L'eleganza della Lante della Rovere pervade tutta la scena, sobria, illuminata con una luce avvolgente che mette in risalto la protagonista e la pianista Vicky Shaetzinger, già vista in altri spettacoli, accompagnatrice partecipe e interprete intensa. 
L'attrice ci ha stupiti: in questa operazione molto romana del nome televisivo avevamo qualche pregiudizio, smentito da un'intepretazione appassionata. Meglio, comunque, la recitazione delle storie che non nella cornice di commento/riflessione: la Lante della Rovere dà corpo e sfumature con la propria vocalità ora soffiata, ora dirompente, ora delicata alle donne che interpreta. Manca un po' di verità, invece, quando si rivolge direttamente alla platea.

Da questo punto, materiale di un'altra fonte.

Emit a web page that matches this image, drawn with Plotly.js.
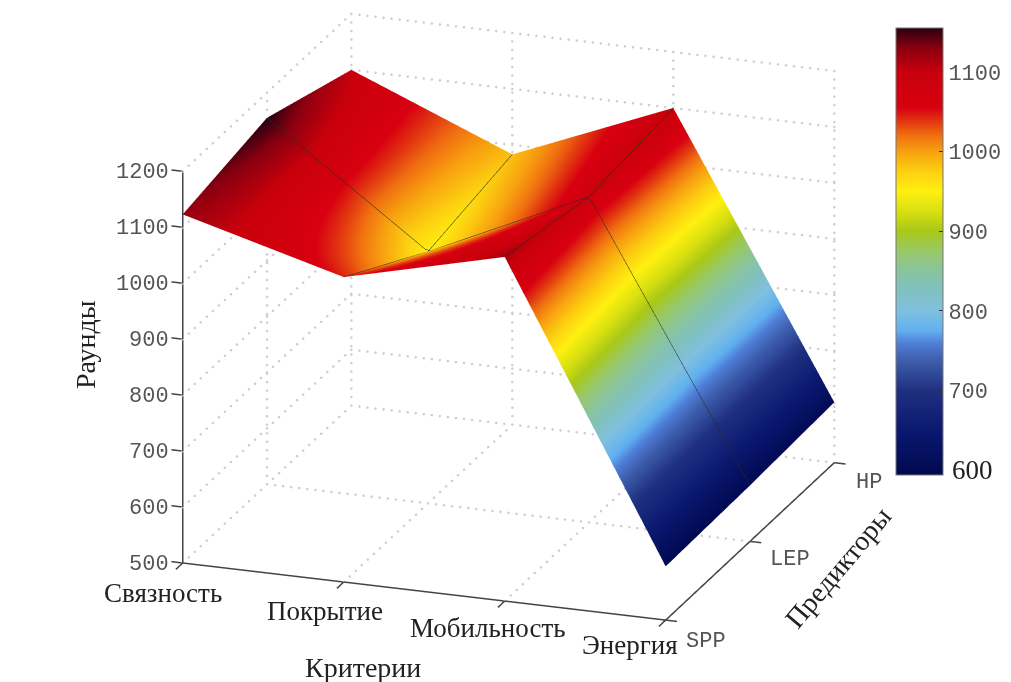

La delusione (anche questa inaspettata) arriva nel testo di Concita de Gregorio: manca la coesione tra le varie storie, o meglio il fil rouge è l'amore che distrugge le donne, ma nel sostenere questo argomento l'autrice sembra a tratti ripiegarsi su un autoreferenziale discorso postfemminista di affermazione della parità dei sessi e della diversità da difendere delle donne. 
Bello, comunque, trovare una sera per fermare la nostra incasinatissima vita e ricordarci cosa significa essere una donna oggi, qui.